- WHAT NEEDS TO BE DONE: Pictures excluded, return the lines below from the first through the line holding "ax2 = fig.add_axes([0.587, 0.08, 0.402, 0.892])".
━━ DATA
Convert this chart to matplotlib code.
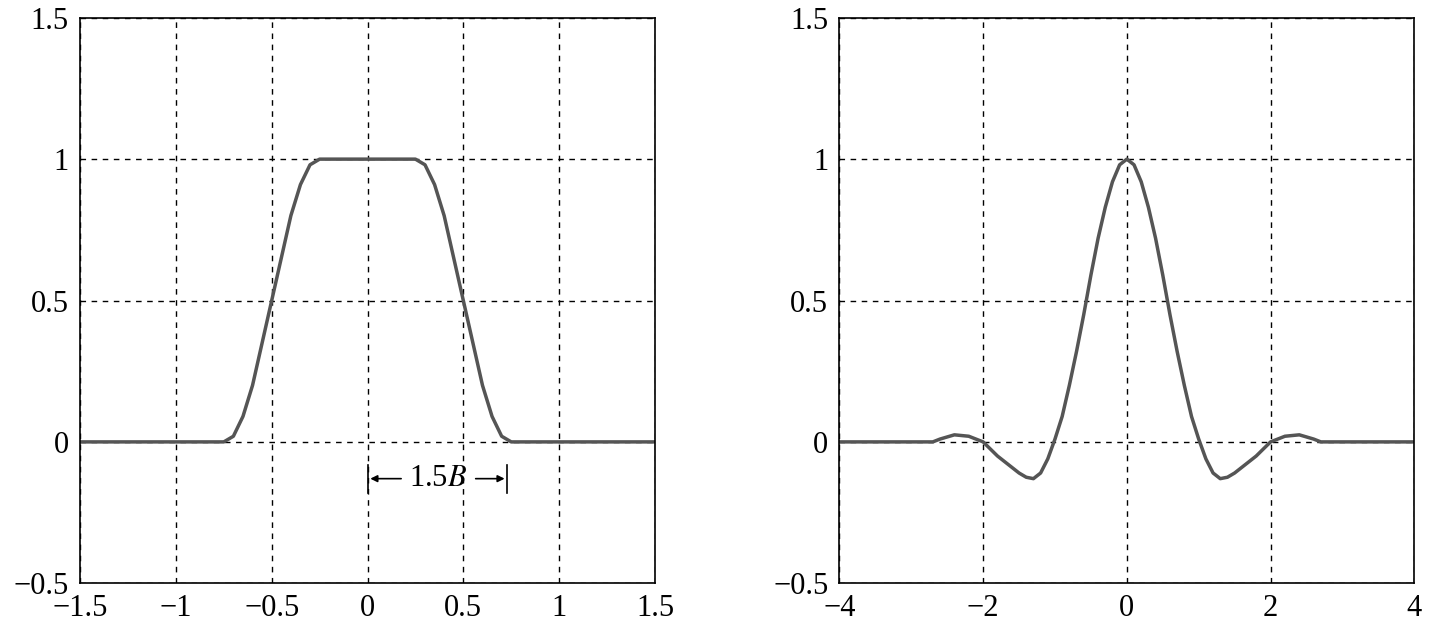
import matplotlib.pyplot as plt

plt.rcParams['font.family'] = ['Liberation Serif', 'DejaVu Serif']
plt.rcParams['mathtext.fontset'] = 'stix'

# spectrum (left), values
f_x = [-1.5, -0.75, -0.7, -0.65, -0.6, -0.55, -0.5, -0.45, -0.4, -0.35, -0.3, -0.25,
       0.25, 0.3, 0.35, 0.4, 0.45, 0.5, 0.55, 0.6, 0.65, 0.7, 0.75, 1.5]
f_y = [0, 0, 0.02, 0.09, 0.2, 0.35, 0.5, 0.65, 0.8, 0.91, 0.98, 1,
       1, 0.98, 0.91, 0.8, 0.65, 0.5, 0.35, 0.2, 0.09, 0.02, 0, 0]

# impulse response (right)
t_pos = [0, 0.1, 0.2, 0.3, 0.4, 0.5, 0.6, 0.7, 0.8, 0.9, 1.0, 1.1, 1.2, 1.3, 1.4,
         1.5, 1.6, 1.8, 2.0, 2.2, 2.4, 2.6, 2.7, 4]
h_pos = [1, 0.98, 0.92, 0.83, 0.72, 0.59, 0.45, 0.32, 0.2, 0.09, 0.01, -0.06, -0.11,
         -0.13, -0.125, -0.11, -0.09, -0.05, 0, 0.02, 0.025, 0.01, 0, 0]
t_x = [-v for v in t_pos[::-1]] + t_pos[1:]
h_y = h_pos[::-1] + h_pos[1:]

fig = plt.figure(figsize=(14.3, 6.34), dpi=100)
ax1 = fig.add_axes([0.056, 0.08, 0.402, 0.892])
ax2 = fig.add_axes([0.587, 0.08, 0.402, 0.892])

for ax, x, y, xt, xl in [(ax1, f_x, f_y, [-1.5, -1, -0.5, 0, 0.5, 1, 1.5], (-1.5, 1.5)),
                         (ax2, t_x, h_y, [-4, -2, 0, 2, 4], (-4, 4))]:
    ax.plot(x, y, color='#555555', lw=2.5, solid_joinstyle='round')
    ax.set_xlim(xl)
    ax.set_ylim(-0.5, 1.5)
    ax.set_xticks(xt)
    ax.set_xticklabels([('\u2212' + str(abs(v)) if v < 0 else str(v)) for v in xt])
    ax.set_yticks([-0.5, 0, 0.5, 1, 1.5])
    ax.set_yticklabels(['\u22120.5', '0', '0.5', '1', '1.5'])
    ax.grid(True, color='black', linestyle=(0, (4, 4)), lw=1)
    ax.tick_params(labelsize=22, direction='in', length=0, pad=8)
    for s in ax.spines.values():
        s.set_linewidth(1.2)

# 1.5B annotation
ya = -0.13
ax1.plot([0, 0], [ya - 0.05, ya + 0.05], color='black', lw=1.2)
ax1.plot([0.73, 0.73], [ya - 0.05, ya + 0.05], color='black', lw=1.2)
ax1.annotate('', xy=(0, ya), xytext=(0.19, ya),
             arrowprops=dict(arrowstyle='-|>', color='black', lw=1.2))
ax1.annotate('', xy=(0.73, ya), xytext=(0.55, ya),
             arrowprops=dict(arrowstyle='-|>', color='black', lw=1.2))
ax1.text(0.37, ya, '1.5$B$', fontsize=22, ha='center', va='center')

fig.savefig('out.png', dpi=100)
━━━━
- TASK ANSWER:
Convert this chart to matplotlib code.
import matplotlib.pyplot as plt

plt.rcParams['font.family'] = ['Liberation Serif', 'DejaVu Serif']
plt.rcParams['mathtext.fontset'] = 'stix'

# spectrum (left), values
f_x = [-1.5, -0.75, -0.7, -0.65, -0.6, -0.55, -0.5, -0.45, -0.4, -0.35, -0.3, -0.25,
       0.25, 0.3, 0.35, 0.4, 0.45, 0.5, 0.55, 0.6, 0.65, 0.7, 0.75, 1.5]
f_y = [0, 0, 0.02, 0.09, 0.2, 0.35, 0.5, 0.65, 0.8, 0.91, 0.98, 1,
       1, 0.98, 0.91, 0.8, 0.65, 0.5, 0.35, 0.2, 0.09, 0.02, 0, 0]

# impulse response (right)
t_pos = [0, 0.1, 0.2, 0.3, 0.4, 0.5, 0.6, 0.7, 0.8, 0.9, 1.0, 1.1, 1.2, 1.3, 1.4,
         1.5, 1.6, 1.8, 2.0, 2.2, 2.4, 2.6, 2.7, 4]
h_pos = [1, 0.98, 0.92, 0.83, 0.72, 0.59, 0.45, 0.32, 0.2, 0.09, 0.01, -0.06, -0.11,
         -0.13, -0.125, -0.11, -0.09, -0.05, 0, 0.02, 0.025, 0.01, 0, 0]
t_x = [-v for v in t_pos[::-1]] + t_pos[1:]
h_y = h_pos[::-1] + h_pos[1:]

fig = plt.figure(figsize=(14.3, 6.34), dpi=100)
ax1 = fig.add_axes([0.056, 0.08, 0.402, 0.892])
ax2 = fig.add_axes([0.587, 0.08, 0.402, 0.892])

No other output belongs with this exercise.